Wir haben im großen und ganzen gesagt, daß dieses Gesetz weiße Salbe in die Augen der Heimkehrer bedeutet. Darf ich dafür einige Beispiele anführen. Da steht z. B., daß bei der Wohnungszuteilung die Heimkehrer mit ihren Familien bevorzugt zu berücksichtigen sind. Eine ähnliche Bestimmung gibt es seit Jahr und Tag für die politisch Geschädigten. Wo wohnen sie? In Kellerlöchern, in Elendswohnungen zum größten Teil! Was kaufe ich mir für eine derart nichtssagende Bestimmung in einem Gesetz? Sicherung des früheren Arbeitsverhältnisses! Schön und gut. Was nützt eine solche Bestimmung einem Heimkehrer, wenn sein alter Arbeitsplatz nicht mehr existiert? Bevorzugte Arbeitsplatzzuteilung! Die Arbeitsämter sollen den Heimkehrern bevorzugt Arbeit zuteilen. Bei beinahe zwei Millionen Erwerbslosen, die wir im Augenblick haben, soll mir einer erklären, was sich ein Heimkehrer auf Grund dieser laxen Bestimmung in diesem Gesetz kaufen kann! Die Ausbildungsbeihilfe ist sogar in diesem Gesetz ausdrücklich nur als Kann-Bestimmung festgelegt. Wo ich nur hinpacke: vage, nichtssagende Bestimmungen, größtenteils hinter den derzeitigen Leistungen zurückbleibende Aufwendungen für diesen Personenkreis.
Wir haben in den Ausschüssen und im Plenum — und damit komme ich auf den einzigen als positiv anzusprechenden neuen Punkt in diesem Gesetz — verlangt, daß die Basis für die Berechnung der Arbeitslosenunterstützung, die heute auf einem angenommenen Arbeitsentgelt von 45 DM pro Woche beruht, erhöht werden muß. Wir haben mit Rücksicht auf die Tatsache, daß ja auch, wenn ein Anspruch auf höhere Alu besteht, dieser Anspruch nur bis zum Höchstprozentsatz von 80 vom Hundert gewährt zu werden braucht, verlangt — und ich wiederhole das heute noch einmal —, daß das Arbeitsentgelt, das die Basis für die Berechnung der Arbeitslosenfürsorge darstellt, auf 55 DM erhöht werden soll. Aber das wurde abgelehnt.

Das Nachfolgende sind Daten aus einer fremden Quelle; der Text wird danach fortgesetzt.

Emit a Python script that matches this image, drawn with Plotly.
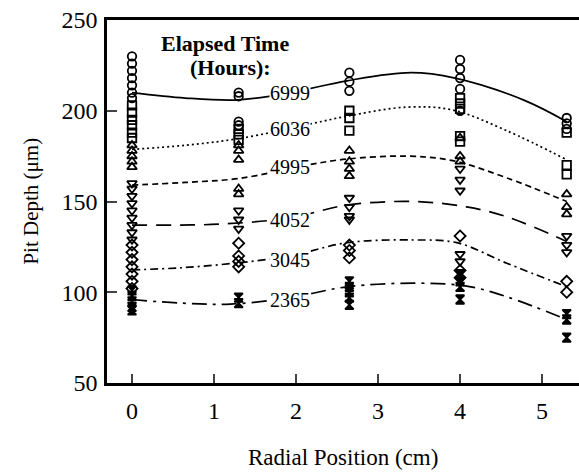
import plotly.graph_objects as go

# ---- data ----
radial = [0.0, 1.3, 2.65, 4.0, 5.3]

times = ["6999", "6036", "4995", "4052", "3045", "2365"]

# measured pit depths (um) per radial position, for each elapsed time
pits_6999 = [[230, 226, 222, 218, 214, 210, 207], [210, 208, 194, 192], [221, 216, 211], [228, 223, 218, 212, 200], [196, 193, 190]]
pits_6036 = [[203, 199, 195, 192, 188, 185], [190, 187, 184], [200, 196, 189], [207, 204, 201, 186, 183], [188, 170, 165]]
pits_4995 = [[181, 178, 175, 172, 169], [181, 178, 173, 157, 154], [178, 172, 168, 164], [185, 175, 172], [154, 147, 143]]
pits_4052 = [[160, 157, 153, 149, 145, 141, 137, 133, 129], [145, 140, 135], [152, 147, 142, 140], [168, 162, 156, 121, 117], [131, 126, 122]]
pits_3045 = [[126, 122, 118, 114, 110, 106, 102], [127, 120, 117, 114], [126, 123, 119], [131, 112, 108], [106, 100]]
pits_2365 = [[101, 98, 95, 92, 90], [97, 94], [106, 103, 100, 97, 93], [110, 106, 103, 96], [88, 85, 75]]

# fitted curves
fit_x_6999 = [0, 0.65, 1.3, 1.93, 2.62, 3.4, 3.94, 4.77, 5.3]
fit_y_6999 = [210, 207, 206, 210, 216.5, 221, 218, 206, 194]
fit_x_6036 = [0, 0.65, 1.32, 2.2, 2.62, 3.35, 3.91, 4.57, 5.3]
fit_y_6036 = [178.7, 181, 184.8, 193, 197, 202, 200.4, 189, 173]
fit_x_4995 = [0, 0.65, 1.32, 2.2, 2.62, 3.35, 3.91, 4.57, 5.3]
fit_y_4995 = [159, 160.5, 162.8, 170.6, 173.4, 175, 172.5, 163, 150]
fit_x_4052 = [0, 0.55, 1.1, 1.93, 2.62, 3.43, 4.08, 4.57, 5.3]
fit_y_4052 = [137, 137, 137.6, 141, 148, 150, 147, 141.6, 128]
fit_x_3045 = [0, 0.6, 1.25, 1.93, 2.62, 3.43, 3.96, 4.57, 5.3]
fit_y_3045 = [112.3, 113.5, 116, 120, 127.3, 128.8, 127.3, 116, 103]
fit_x_2365 = [0, 0.6, 1.2, 1.93, 2.62, 3.43, 4.08, 4.57, 5.3]
fit_y_2365 = [96, 94, 93.5, 97, 103, 105, 103.4, 97.5, 85]

label_x = 1.93
label_y = [210, 190, 169, 140, 118, 96]

x_ticks = [0, 1, 2, 3, 4, 5]
y_ticks = [50, 100, 150, 200, 250]

# ---- styles ----
pits = [pits_6999, pits_6036, pits_4995, pits_4052, pits_3045, pits_2365]
fits = [(fit_x_6999, fit_y_6999), (fit_x_6036, fit_y_6036), (fit_x_4995, fit_y_4995),
        (fit_x_4052, fit_y_4052), (fit_x_3045, fit_y_3045), (fit_x_2365, fit_y_2365)]
symbols = ["circle-open", "square-open", "triangle-up-open", "triangle-down-open", "diamond-open", "hourglass"]
dashes = ["solid", "2px,3px", "6px,4px", "15px,9px", "8px,4px,2px,4px", "15px,6px,3px,6px"]

fig = go.Figure()
for t, p, (fx, fy), sym, dsh in zip(times, pits, fits, symbols, dashes):
    fig.add_trace(go.Scatter(x=fx, y=fy, mode="lines", line=dict(color="black", width=1.7, dash=dsh, shape="spline", smoothing=1.0),
                             hoverinfo="skip", showlegend=False))
    xs, ys = [], []
    for r, vals in zip(radial, p):
        xs += [r] * len(vals)
        ys += vals
    fig.add_trace(go.Scatter(x=xs, y=ys, mode="markers", name=t, showlegend=False,
                             marker=dict(symbol=sym, size=8.5, color="black", line=dict(color="black", width=1.8))))

font_fam = "Liberation Serif"
for t, ly in zip(times, label_y):
    fig.add_annotation(x=label_x, y=ly, text=t, showarrow=False, bgcolor="white", borderpad=0,
                       font=dict(family=font_fam, size=20, color="black"))

fig.add_annotation(x=0.33, y=237.3, xref="x", yref="y", text="<b>Elapsed Time</b>", showarrow=False, xanchor="left",
                   font=dict(family=font_fam, size=22, color="black"))
fig.add_annotation(x=1.195, y=223.6, xref="x", yref="y", text="<b>(Hours):</b>", showarrow=False, xanchor="center",
                   font=dict(family=font_fam, size=22, color="black"))

# axis titles placed as paper annotations
fig.add_annotation(x=0.5, y=-0.204, xref="paper", yref="paper", text="Radial Position (cm)", showarrow=False,
                   xanchor="center", yanchor="middle", font=dict(family=font_fam, size=23, color="black"))
fig.add_annotation(x=-0.163, y=0.5, xref="paper", yref="paper", text="Pit Depth (μm)", showarrow=False, textangle=-90,
                   xanchor="center", yanchor="middle", font=dict(family=font_fam, size=21, color="black"))

fig.update_layout(
    width=579, height=472,
    margin=dict(l=107, r=0, t=20, b=89),
    plot_bgcolor="white", paper_bgcolor="white",
    font=dict(family=font_fam, size=24, color="black"),
)
fig.update_xaxes(range=[-0.305, 5.45], tickvals=x_ticks, ticks="inside", ticklen=9, tickwidth=2,
                 tickfont=dict(family=font_fam, size=24), ticklabelstandoff=4,
                 showline=True, linewidth=2.5, linecolor="black", mirror=True, showgrid=False, zeroline=False)
fig.update_yaxes(range=[50, 250], tickvals=y_ticks, ticks="inside", ticklen=10, tickwidth=2,
                 tickfont=dict(family=font_fam, size=24), ticklabelstandoff=2,
                 showline=True, linewidth=2.5, linecolor="black", showgrid=False, zeroline=False)

fig.write_html("out.html")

Ich fasse zusammen. Wir haben unsere grundsätzliche Kritik an diesem Gesetz ehrlich und klar zum Ausdruck gebracht. Alle unsere Bestrebungen, das Gesetz in positivem Sinne zu ändern, d. h. zu verbessern, sind im Plenum bzw. in den Ausschüssen abgelehnt worden. Wir
machen die Kriegsgefangenen ausdrücklich darauf aufmerksam, daß das Gesetz nichts, überhaupt nichts wesentlich Neues gegenüber den bisherigen Regelungen enthält.

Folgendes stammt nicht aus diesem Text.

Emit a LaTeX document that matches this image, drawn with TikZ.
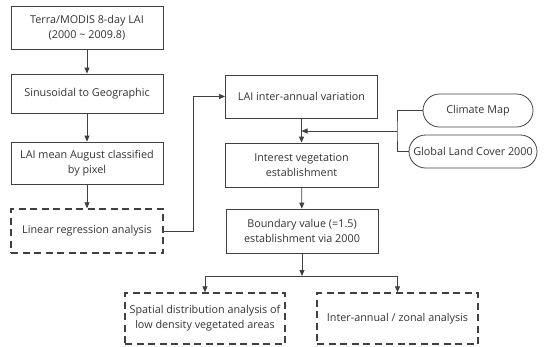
\documentclass[tikz,border=0pt]{standalone}
\usepackage{fontspec}
\setmainfont{Open Sans}
\usetikzlibrary{arrows.meta,shapes.misc}
\definecolor{ln}{HTML}{404040}
\definecolor{tx}{HTML}{333333}
\begin{document}
\begin{tikzpicture}[x=1pt,y=-1pt,
  font=\fontsize{10.8}{15}\selectfont, text=tx,
  box/.style={draw=ln, line width=0.8pt, align=center, inner sep=0pt, minimum width=152pt, minimum height=43pt},
  dbox/.style={box, line width=1.4pt, dash pattern=on 7pt off 4.5pt},
  pill/.style={draw=ln, line width=0.8pt, rounded rectangle, inner sep=0pt, minimum height=33pt},
  conn/.style={draw=ln, line width=0.8pt},
  arr/.style={conn, -{Triangle[length=6pt,width=5pt]}}]
\useasboundingbox (0,0) rectangle (549,346);
\node[box] (n1) at (87,27.5) {Terra/MODIS 8-day LAI\\(2000 \textasciitilde{} 2009.8)};
\node[box, minimum height=39pt] (n2) at (87,93.5) {Sinusoidal to Geographic};
\node[box, minimum height=42pt] (n3) at (87,163) {LAI mean August classified\\by pixel};
\node[dbox, minimum height=44pt] (n4) at (87,231) {Linear regression analysis};
\node[box] (n5) at (301.5,96.5) {LAI inter-annual variation};
\node[box, minimum width=153pt, minimum height=44pt] (n6) at (301.5,165) {Interest vegetation\\establishment};
\node[box, minimum height=44pt] (n7) at (302,231) {Boundary value (=1.5)\\establishment via 2000};
\node[dbox, minimum width=160pt, minimum height=51pt] (n8) at (205,318.5) {Spatial distribution analysis of\\low density vegetated areas};
\node[dbox, minimum width=161pt, minimum height=51pt] (n9) at (397.5,318.5) {Inter-annual / zonal analysis};
\node[pill, minimum width=110pt] (cm) at (478,110.5) {Climate Map};
\node[pill, minimum width=128pt] (gl) at (473,151.5) {Global Land Cover 2000};
\coordinate (jx) at (397,131);
\coordinate (jm) at (301.5,131);
\coordinate (sp) at (302,276);
\draw[arr] (n1) -- (n2);
\draw[arr] (n2) -- (n3);
\draw[arr] (n3) -- (n4);
\draw[arr] (n4.east) -- ++(30,0) |- (n5.west);
\draw[arr] (n5) -- (n6);
\draw[conn] (cm.west) -| (jx) |- (gl.west);
\draw[arr] (jx) -- (jm);
\draw[arr] (n6) -- (n7);
\draw[arr] (n7.south) -- (sp);
\draw[arr] (sp) -| (n8.north);
\draw[arr] (sp) -| (n9.north);
\end{tikzpicture}
\end{document}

Ich erkläre zum Abschluß, daß wir dem Gesetz zwar zustimmen werden, daß wir aber unsern Kampf mit Hilfe der von Ihnen als politisches Instrument mißbrauchten Kriegsgefangenen weiter fortsetzen werden, mit dem Ziel, eine ausreichende Fürsorge für die Heimkehrer durchzusetzen.